▶ [TASK REQUIREMENTS] Repeat every record below exactly, leaving out the pictures.

▶ [MATERIAL PROVIDED]
--- Start ---

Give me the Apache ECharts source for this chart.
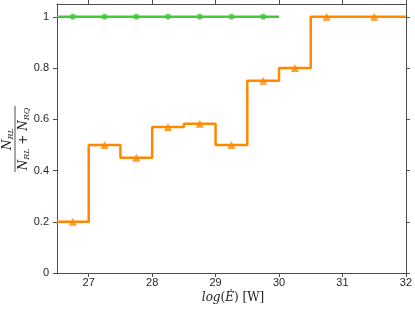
<!DOCTYPE html>
<html><head><meta charset="utf-8">
<script src="https://cdn.jsdelivr.net/npm/echarts@6/dist/echarts.min.js"></script>
<style>html,body{margin:0;padding:0;background:#fff}#c{width:415px;height:309px}</style>
</head><body><div id="c"></div>
<script>
// Bin edges (log Edot) and fractions
const orangeEdges = [26.5, 27, 27.5, 28, 28.5, 29, 29.5, 30, 30.5, 31, 32];
const orangeValues = [0.2, 0.5, 0.45, 0.57, 0.583, 0.5, 0.75, 0.8, 1.0, 1.0];
const greenEdges = [26.5, 27, 27.5, 28, 28.5, 29, 29.5, 30];
const greenValues = [1, 1, 1, 1, 1, 1, 1];
const xTicks = [27, 28, 29, 30, 31, 32];
const yTicks = [0, 0.2, 0.4, 0.6, 0.8, 1];

function stepLine(edges, vals) {
  const pts = [];
  for (let i = 0; i < vals.length; i++) {
    pts.push([edges[i], vals[i]]);
    pts.push([edges[i + 1], vals[i]]);
  }
  return pts;
}
function centers(edges, vals) {
  return vals.map((v, i) => [(edges[i] + edges[i + 1]) / 2, v]);
}

const ORANGE = '#FF8800';
const GREEN = '#44C93A';
const AX = '#4d4d4d';
const TXT = '#262626';
const font = '"Liberation Sans", Arial, sans-serif';
const serif = '"DejaVu Serif", "Liberation Serif", serif';

const chart = echarts.init(document.getElementById('c'), null, {renderer: 'canvas'});
const xCommon = {
  type: 'value', min: 26.5, max: 32,
  axisLine: {show: true, onZero: false, lineStyle: {color: AX, width: 1}},
  axisTick: {show: true, inside: false, length: 4, customValues: xTicks, lineStyle: {color: AX}},
  splitLine: {show: false}
};
const yCommon = {
  type: 'value', min: 0, max: 1.05,
  axisLine: {show: true, onZero: false, lineStyle: {color: AX, width: 1}},
  axisTick: {show: true, inside: false, length: 4, customValues: yTicks, lineStyle: {color: AX}},
  splitLine: {show: false}
};
chart.setOption({
  animation: false,
  grid: {left: 57, top: 4, right: 6, bottom: 36, containLabel: false},
  xAxis: [
    Object.assign({}, xCommon, {position: 'bottom',
      axisLabel: {show: true, margin: 4, color: TXT, fontSize: 11, fontFamily: font,
        customValues: xTicks, formatter: v => String(v)}}),
    Object.assign({}, xCommon, {position: 'top', axisLabel: {show: false}})
  ],
  yAxis: [
    Object.assign({}, yCommon, {position: 'left',
      axisLabel: {show: true, margin: 8, color: TXT, fontSize: 11, fontFamily: font,
        customValues: yTicks,
        formatter: v => (Math.abs(v) < 1e-9 ? '0' : (Math.abs(v - 1) < 1e-9 ? '1' : v.toFixed(1)))}}),
    Object.assign({}, yCommon, {position: 'right', axisLabel: {show: false}})
  ],
  series: [
    {type: 'line', data: stepLine(greenEdges, greenValues), showSymbol: false, symbol: 'none',
      lineStyle: {color: GREEN, width: 2.5}, z: 2},
    {type: 'scatter', data: centers(greenEdges, greenValues), symbol: 'circle', symbolSize: 6,
      itemStyle: {color: GREEN}, z: 3},
    {type: 'line', data: stepLine(orangeEdges, orangeValues), showSymbol: false, symbol: 'none',
      lineStyle: {color: ORANGE, width: 2.5}, z: 4},
    {type: 'scatter', data: centers(orangeEdges, orangeValues), symbol: 'triangle', symbolSize: 8,
      itemStyle: {color: ORANGE}, z: 5}
  ],
  graphic: [
    {type: 'text', x: 233, y: 298, style: {
        align: 'center', verticalAlign: 'middle',
        rich: {
          i: {fontFamily: serif, fontStyle: 'italic', fontSize: 12, fill: '#222'},
          r: {fontFamily: serif, fontSize: 12, fill: '#222'}
        },
        text: '{i|log}{r|(}{i|\u0116}{r|) [W]}'
      }},
    {type: 'group', x: 18, y: 139, rotation: Math.PI / 2, children: [
      {type: 'text', x: 0, y: -10, style: {
        rich: {
          n: {fontFamily: serif, fontStyle: 'italic', fontSize: 12, fill: '#222', lineHeight: 14},
          s: {fontFamily: serif, fontStyle: 'italic', fontSize: 8, fill: '#222', verticalAlign: 'bottom', lineHeight: 10}
        },
        text: '{n|N}{s|RL}', align: 'center', verticalAlign: 'middle'}},
      {type: 'line', shape: {x1: -33, y1: -3, x2: 33, y2: -3}, style: {stroke: '#222', lineWidth: 0.8}},
      {type: 'text', x: 0, y: 6, style: {
        rich: {
          n: {fontFamily: serif, fontStyle: 'italic', fontSize: 12, fill: '#222', lineHeight: 14},
          s: {fontFamily: serif, fontStyle: 'italic', fontSize: 8, fill: '#222', verticalAlign: 'bottom', lineHeight: 10},
          r: {fontFamily: serif, fontSize: 12, fill: '#222', lineHeight: 14}
        },
        text: '{n|N}{s|RL}{r| + }{n|N}{s|RQ}', align: 'center', verticalAlign: 'middle'}}
    ]}
  ]
});
</script></body></html>
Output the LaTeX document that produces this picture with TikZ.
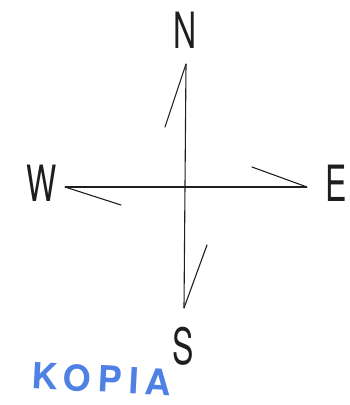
\documentclass[tikz,border=0pt]{standalone}
\usepackage{fontspec}
\setmainfont{TeX Gyre Heros}
\usepackage{xcolor}
\usepackage{tikz}
\usetikzlibrary{positioning,calc}
\definecolor{ink}{HTML}{1E1E1E}
\definecolor{stampblue}{HTML}{4F80E4}

\tikzset{
  arm/.style={line width=1.1pt,draw=ink},
  barb/.style={line width=1.1pt,draw=ink,line cap=round},
  compass/.style={font=\fontsize{50}{50}\selectfont,text=ink,xscale=0.64,inner sep=0pt},
  stamp/.style={font=\fontsize{36}{36}\selectfont\bfseries\addfontfeature{LetterSpace=19},text=stampblue,inner sep=0pt,rotate=-3}
}

\begin{document}
\begin{tikzpicture}[x=1pt,y=1pt]
    \useasboundingbox (0,0) rectangle (350,405);
    % arms of the cross
    \coordinate (tipN) at (186,341);
    \coordinate (tipS) at (184,97);
    \coordinate (tipW) at (65,218);
    \coordinate (tipE) at (307,218);
    \draw[arm] (tipN) -- (tipS);
    \draw[arm] (tipW) -- (tipE);
    % half arrow barbs
    \coordinate (barbN) at (165,278);
    \coordinate (barbS) at (207,160);
    \coordinate (barbW) at (121,200);
    \coordinate (barbE) at (252,238);
    \draw[barb] (tipN) -- (barbN);
    \draw[barb] (tipS) -- (barbS);
    \draw[barb] (tipW) -- (barbW);
    \draw[barb] (tipE) -- (barbE);
    % labels
    \node[compass] (north) at (185,375) {N};
    \node[compass] (south) at (183,59) {S};
    \node[compass] (west) at (42,222) {W};
    \node[compass] (east) at (336,222) {E};
    \node[stamp] (kopia) at (102,26) {KOPIA};
  \end{tikzpicture}
\end{document}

--- End ---

▶ [ANSWER BELOW]
Give me the Apache ECharts source for this chart.
<!DOCTYPE html>
<html><head><meta charset="utf-8">
<script src="https://cdn.jsdelivr.net/npm/echarts@6/dist/echarts.min.js"></script>
<style>html,body{margin:0;padding:0;background:#fff}#c{width:415px;height:309px}</style>
</head><body><div id="c"></div>
<script>
// Bin edges (log Edot) and fractions
const orangeEdges = [26.5, 27, 27.5, 28, 28.5, 29, 29.5, 30, 30.5, 31, 32];
const orangeValues = [0.2, 0.5, 0.45, 0.57, 0.583, 0.5, 0.75, 0.8, 1.0, 1.0];
const greenEdges = [26.5, 27, 27.5, 28, 28.5, 29, 29.5, 30];
const greenValues = [1, 1, 1, 1, 1, 1, 1];
const xTicks = [27, 28, 29, 30, 31, 32];
const yTicks = [0, 0.2, 0.4, 0.6, 0.8, 1];

function stepLine(edges, vals) {
  const pts = [];
  for (let i = 0; i < vals.length; i++) {
    pts.push([edges[i], vals[i]]);
    pts.push([edges[i + 1], vals[i]]);
  }
  return pts;
}
function centers(edges, vals) {
  return vals.map((v, i) => [(edges[i] + edges[i + 1]) / 2, v]);
}

const ORANGE = '#FF8800';
const GREEN = '#44C93A';
const AX = '#4d4d4d';
const TXT = '#262626';
const font = '"Liberation Sans", Arial, sans-serif';
const serif = '"DejaVu Serif", "Liberation Serif", serif';

const chart = echarts.init(document.getElementById('c'), null, {renderer: 'canvas'});
const xCommon = {
  type: 'value', min: 26.5, max: 32,
  axisLine: {show: true, onZero: false, lineStyle: {color: AX, width: 1}},
  axisTick: {show: true, inside: false, length: 4, customValues: xTicks, lineStyle: {color: AX}},
  splitLine: {show: false}
};
const yCommon = {
  type: 'value', min: 0, max: 1.05,
  axisLine: {show: true, onZero: false, lineStyle: {color: AX, width: 1}},
  axisTick: {show: true, inside: false, length: 4, customValues: yTicks, lineStyle: {color: AX}},
  splitLine: {show: false}
};
chart.setOption({
  animation: false,
  grid: {left: 57, top: 4, right: 6, bottom: 36, containLabel: false},
  xAxis: [
    Object.assign({}, xCommon, {position: 'bottom',
      axisLabel: {show: true, margin: 4, color: TXT, fontSize: 11, fontFamily: font,
        customValues: xTicks, formatter: v => String(v)}}),
    Object.assign({}, xCommon, {position: 'top', axisLabel: {show: false}})
  ],
  yAxis: [
    Object.assign({}, yCommon, {position: 'left',
      axisLabel: {show: true, margin: 8, color: TXT, fontSize: 11, fontFamily: font,
        customValues: yTicks,
        formatter: v => (Math.abs(v) < 1e-9 ? '0' : (Math.abs(v - 1) < 1e-9 ? '1' : v.toFixed(1)))}}),
    Object.assign({}, yCommon, {position: 'right', axisLabel: {show: false}})
  ],
  series: [
    {type: 'line', data: stepLine(greenEdges, greenValues), showSymbol: false, symbol: 'none',
      lineStyle: {color: GREEN, width: 2.5}, z: 2},
    {type: 'scatter', data: centers(greenEdges, greenValues), symbol: 'circle', symbolSize: 6,
      itemStyle: {color: GREEN}, z: 3},
    {type: 'line', data: stepLine(orangeEdges, orangeValues), showSymbol: false, symbol: 'none',
      lineStyle: {color: ORANGE, width: 2.5}, z: 4},
    {type: 'scatter', data: centers(orangeEdges, orangeValues), symbol: 'triangle', symbolSize: 8,
      itemStyle: {color: ORANGE}, z: 5}
  ],
  graphic: [
    {type: 'text', x: 233, y: 298, style: {
        align: 'center', verticalAlign: 'middle',
        rich: {
          i: {fontFamily: serif, fontStyle: 'italic', fontSize: 12, fill: '#222'},
          r: {fontFamily: serif, fontSize: 12, fill: '#222'}
        },
        text: '{i|log}{r|(}{i|\u0116}{r|) [W]}'
      }},
    {type: 'group', x: 18, y: 139, rotation: Math.PI / 2, children: [
      {type: 'text', x: 0, y: -10, style: {
        rich: {
          n: {fontFamily: serif, fontStyle: 'italic', fontSize: 12, fill: '#222', lineHeight: 14},
          s: {fontFamily: serif, fontStyle: 'italic', fontSize: 8, fill: '#222', verticalAlign: 'bottom', lineHeight: 10}
        },
        text: '{n|N}{s|RL}', align: 'center', verticalAlign: 'middle'}},
      {type: 'line', shape: {x1: -33, y1: -3, x2: 33, y2: -3}, style: {stroke: '#222', lineWidth: 0.8}},
      {type: 'text', x: 0, y: 6, style: {
        rich: {
          n: {fontFamily: serif, fontStyle: 'italic', fontSize: 12, fill: '#222', lineHeight: 14},
          s: {fontFamily: serif, fontStyle: 'italic', fontSize: 8, fill: '#222', verticalAlign: 'bottom', lineHeight: 10},
          r: {fontFamily: serif, fontSize: 12, fill: '#222', lineHeight: 14}
        },
        text: '{n|N}{s|RL}{r| + }{n|N}{s|RQ}', align: 'center', verticalAlign: 'middle'}}
    ]}
  ]
});
</script></body></html>
Output the LaTeX document that produces this picture with TikZ.
\documentclass[tikz,border=0pt]{standalone}
\usepackage{fontspec}
\setmainfont{TeX Gyre Heros}
\usepackage{xcolor}
\usepackage{tikz}
\usetikzlibrary{positioning,calc}
\definecolor{ink}{HTML}{1E1E1E}
\definecolor{stampblue}{HTML}{4F80E4}

\tikzset{
  arm/.style={line width=1.1pt,draw=ink},
  barb/.style={line width=1.1pt,draw=ink,line cap=round},
  compass/.style={font=\fontsize{50}{50}\selectfont,text=ink,xscale=0.64,inner sep=0pt},
  stamp/.style={font=\fontsize{36}{36}\selectfont\bfseries\addfontfeature{LetterSpace=19},text=stampblue,inner sep=0pt,rotate=-3}
}

\begin{document}
\begin{tikzpicture}[x=1pt,y=1pt]
    \useasboundingbox (0,0) rectangle (350,405);
    % arms of the cross
    \coordinate (tipN) at (186,341);
    \coordinate (tipS) at (184,97);
    \coordinate (tipW) at (65,218);
    \coordinate (tipE) at (307,218);
    \draw[arm] (tipN) -- (tipS);
    \draw[arm] (tipW) -- (tipE);
    % half arrow barbs
    \coordinate (barbN) at (165,278);
    \coordinate (barbS) at (207,160);
    \coordinate (barbW) at (121,200);
    \coordinate (barbE) at (252,238);
    \draw[barb] (tipN) -- (barbN);
    \draw[barb] (tipS) -- (barbS);
    \draw[barb] (tipW) -- (barbW);
    \draw[barb] (tipE) -- (barbE);
    % labels
    \node[compass] (north) at (185,375) {N};
    \node[compass] (south) at (183,59) {S};
    \node[compass] (west) at (42,222) {W};
    \node[compass] (east) at (336,222) {E};
    \node[stamp] (kopia) at (102,26) {KOPIA};
  \end{tikzpicture}
\end{document}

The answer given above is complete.